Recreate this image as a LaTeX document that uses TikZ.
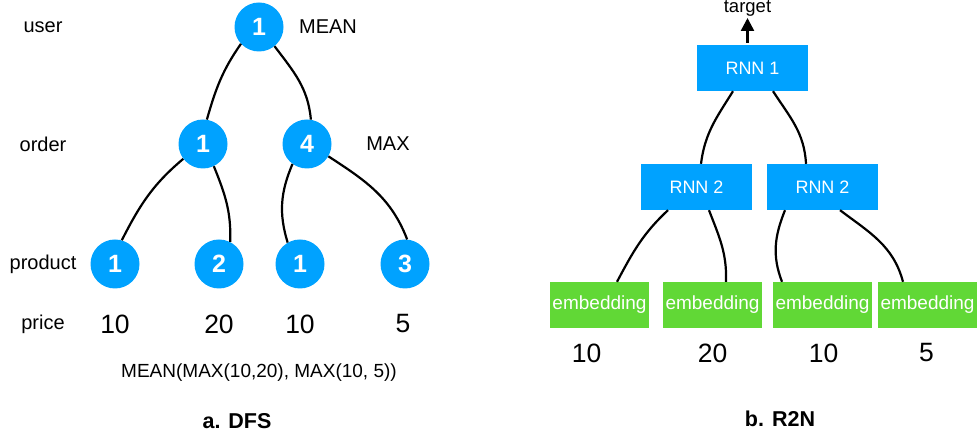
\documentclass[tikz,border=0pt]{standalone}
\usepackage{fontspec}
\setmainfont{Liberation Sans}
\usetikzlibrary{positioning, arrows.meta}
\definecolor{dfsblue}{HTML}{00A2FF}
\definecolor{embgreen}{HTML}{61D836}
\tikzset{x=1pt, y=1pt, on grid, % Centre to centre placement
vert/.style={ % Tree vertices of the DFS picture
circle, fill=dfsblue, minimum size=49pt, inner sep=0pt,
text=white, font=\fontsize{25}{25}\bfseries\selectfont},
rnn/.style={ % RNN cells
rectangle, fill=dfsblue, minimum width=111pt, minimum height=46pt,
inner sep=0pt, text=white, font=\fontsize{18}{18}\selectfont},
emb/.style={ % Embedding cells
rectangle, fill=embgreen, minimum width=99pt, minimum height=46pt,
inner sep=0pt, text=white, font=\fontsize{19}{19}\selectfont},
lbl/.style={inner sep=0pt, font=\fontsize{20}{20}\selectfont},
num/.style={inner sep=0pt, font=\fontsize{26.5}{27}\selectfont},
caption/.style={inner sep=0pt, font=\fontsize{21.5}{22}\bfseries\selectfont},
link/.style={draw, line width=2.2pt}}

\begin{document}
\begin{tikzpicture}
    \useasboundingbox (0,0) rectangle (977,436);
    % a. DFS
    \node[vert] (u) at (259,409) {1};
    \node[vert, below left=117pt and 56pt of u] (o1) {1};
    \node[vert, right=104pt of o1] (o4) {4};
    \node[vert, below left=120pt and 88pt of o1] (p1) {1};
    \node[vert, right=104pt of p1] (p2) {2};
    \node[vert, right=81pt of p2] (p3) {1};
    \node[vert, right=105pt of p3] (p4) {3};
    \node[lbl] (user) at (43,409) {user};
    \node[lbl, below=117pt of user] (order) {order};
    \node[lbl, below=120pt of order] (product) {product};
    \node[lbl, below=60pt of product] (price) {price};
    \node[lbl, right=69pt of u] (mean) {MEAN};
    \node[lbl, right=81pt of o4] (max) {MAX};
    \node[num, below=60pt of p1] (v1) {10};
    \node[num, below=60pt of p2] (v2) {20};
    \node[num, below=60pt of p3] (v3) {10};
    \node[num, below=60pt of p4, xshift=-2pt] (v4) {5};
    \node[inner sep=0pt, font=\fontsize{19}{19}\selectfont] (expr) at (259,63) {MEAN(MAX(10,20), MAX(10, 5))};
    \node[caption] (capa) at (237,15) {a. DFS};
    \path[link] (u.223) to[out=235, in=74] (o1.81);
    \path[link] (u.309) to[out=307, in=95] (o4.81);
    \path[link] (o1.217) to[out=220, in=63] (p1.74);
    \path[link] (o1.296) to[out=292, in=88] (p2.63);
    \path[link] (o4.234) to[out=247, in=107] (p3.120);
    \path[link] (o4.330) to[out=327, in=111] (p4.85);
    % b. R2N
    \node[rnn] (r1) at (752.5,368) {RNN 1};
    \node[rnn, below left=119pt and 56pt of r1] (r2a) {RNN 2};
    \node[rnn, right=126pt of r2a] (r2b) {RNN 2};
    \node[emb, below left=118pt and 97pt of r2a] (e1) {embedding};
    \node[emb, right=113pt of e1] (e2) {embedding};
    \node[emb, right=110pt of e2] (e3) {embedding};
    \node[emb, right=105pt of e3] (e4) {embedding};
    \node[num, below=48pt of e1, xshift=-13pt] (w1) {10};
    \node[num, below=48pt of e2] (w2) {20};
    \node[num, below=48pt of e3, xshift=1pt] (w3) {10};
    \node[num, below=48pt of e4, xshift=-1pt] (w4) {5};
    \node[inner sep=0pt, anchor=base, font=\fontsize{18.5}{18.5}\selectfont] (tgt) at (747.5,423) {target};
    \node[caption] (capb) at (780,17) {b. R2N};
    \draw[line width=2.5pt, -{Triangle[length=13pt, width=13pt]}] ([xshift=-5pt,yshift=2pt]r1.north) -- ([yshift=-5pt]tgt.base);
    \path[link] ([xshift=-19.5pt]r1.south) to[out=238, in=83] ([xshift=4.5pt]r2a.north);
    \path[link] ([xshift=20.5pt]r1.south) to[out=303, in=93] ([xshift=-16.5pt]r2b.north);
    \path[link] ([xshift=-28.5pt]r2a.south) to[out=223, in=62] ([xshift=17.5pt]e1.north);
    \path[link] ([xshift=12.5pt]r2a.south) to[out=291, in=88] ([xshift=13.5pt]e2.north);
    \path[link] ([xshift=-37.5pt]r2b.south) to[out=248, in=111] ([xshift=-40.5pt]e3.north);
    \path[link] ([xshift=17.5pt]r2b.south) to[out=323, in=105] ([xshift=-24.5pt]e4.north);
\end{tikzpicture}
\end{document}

☆ ☆ ☆ ☆

**Instructions to follow**: Omit the pictures and give the material again, exactly and in full.

**In response**:
Recreate this image as a LaTeX document that uses TikZ.
\documentclass[tikz,border=0pt]{standalone}
\usepackage{fontspec}
\setmainfont{Liberation Sans}
\usetikzlibrary{positioning, arrows.meta}
\definecolor{dfsblue}{HTML}{00A2FF}
\definecolor{embgreen}{HTML}{61D836}
\tikzset{x=1pt, y=1pt, on grid, % Centre to centre placement
vert/.style={ % Tree vertices of the DFS picture
circle, fill=dfsblue, minimum size=49pt, inner sep=0pt,
text=white, font=\fontsize{25}{25}\bfseries\selectfont},
rnn/.style={ % RNN cells
rectangle, fill=dfsblue, minimum width=111pt, minimum height=46pt,
inner sep=0pt, text=white, font=\fontsize{18}{18}\selectfont},
emb/.style={ % Embedding cells
rectangle, fill=embgreen, minimum width=99pt, minimum height=46pt,
inner sep=0pt, text=white, font=\fontsize{19}{19}\selectfont},
lbl/.style={inner sep=0pt, font=\fontsize{20}{20}\selectfont},
num/.style={inner sep=0pt, font=\fontsize{26.5}{27}\selectfont},
caption/.style={inner sep=0pt, font=\fontsize{21.5}{22}\bfseries\selectfont},
link/.style={draw, line width=2.2pt}}

\begin{document}
\begin{tikzpicture}
    \useasboundingbox (0,0) rectangle (977,436);
    % a. DFS
    \node[vert] (u) at (259,409) {1};
    \node[vert, below left=117pt and 56pt of u] (o1) {1};
    \node[vert, right=104pt of o1] (o4) {4};
    \node[vert, below left=120pt and 88pt of o1] (p1) {1};
    \node[vert, right=104pt of p1] (p2) {2};
    \node[vert, right=81pt of p2] (p3) {1};
    \node[vert, right=105pt of p3] (p4) {3};
    \node[lbl] (user) at (43,409) {user};
    \node[lbl, below=117pt of user] (order) {order};
    \node[lbl, below=120pt of order] (product) {product};
    \node[lbl, below=60pt of product] (price) {price};
    \node[lbl, right=69pt of u] (mean) {MEAN};
    \node[lbl, right=81pt of o4] (max) {MAX};
    \node[num, below=60pt of p1] (v1) {10};
    \node[num, below=60pt of p2] (v2) {20};
    \node[num, below=60pt of p3] (v3) {10};
    \node[num, below=60pt of p4, xshift=-2pt] (v4) {5};
    \node[inner sep=0pt, font=\fontsize{19}{19}\selectfont] (expr) at (259,63) {MEAN(MAX(10,20), MAX(10, 5))};
    \node[caption] (capa) at (237,15) {a. DFS};
    \path[link] (u.223) to[out=235, in=74] (o1.81);
    \path[link] (u.309) to[out=307, in=95] (o4.81);
    \path[link] (o1.217) to[out=220, in=63] (p1.74);
    \path[link] (o1.296) to[out=292, in=88] (p2.63);
    \path[link] (o4.234) to[out=247, in=107] (p3.120);
    \path[link] (o4.330) to[out=327, in=111] (p4.85);
    % b. R2N
    \node[rnn] (r1) at (752.5,368) {RNN 1};
    \node[rnn, below left=119pt and 56pt of r1] (r2a) {RNN 2};
    \node[rnn, right=126pt of r2a] (r2b) {RNN 2};
    \node[emb, below left=118pt and 97pt of r2a] (e1) {embedding};
    \node[emb, right=113pt of e1] (e2) {embedding};
    \node[emb, right=110pt of e2] (e3) {embedding};
    \node[emb, right=105pt of e3] (e4) {embedding};
    \node[num, below=48pt of e1, xshift=-13pt] (w1) {10};
    \node[num, below=48pt of e2] (w2) {20};
    \node[num, below=48pt of e3, xshift=1pt] (w3) {10};
    \node[num, below=48pt of e4, xshift=-1pt] (w4) {5};
    \node[inner sep=0pt, anchor=base, font=\fontsize{18.5}{18.5}\selectfont] (tgt) at (747.5,423) {target};
    \node[caption] (capb) at (780,17) {b. R2N};
    \draw[line width=2.5pt, -{Triangle[length=13pt, width=13pt]}] ([xshift=-5pt,yshift=2pt]r1.north) -- ([yshift=-5pt]tgt.base);
    \path[link] ([xshift=-19.5pt]r1.south) to[out=238, in=83] ([xshift=4.5pt]r2a.north);
    \path[link] ([xshift=20.5pt]r1.south) to[out=303, in=93] ([xshift=-16.5pt]r2b.north);
    \path[link] ([xshift=-28.5pt]r2a.south) to[out=223, in=62] ([xshift=17.5pt]e1.north);
    \path[link] ([xshift=12.5pt]r2a.south) to[out=291, in=88] ([xshift=13.5pt]e2.north);
    \path[link] ([xshift=-37.5pt]r2b.south) to[out=248, in=111] ([xshift=-40.5pt]e3.north);
    \path[link] ([xshift=17.5pt]r2b.south) to[out=323, in=105] ([xshift=-24.5pt]e4.north);
\end{tikzpicture}
\end{document}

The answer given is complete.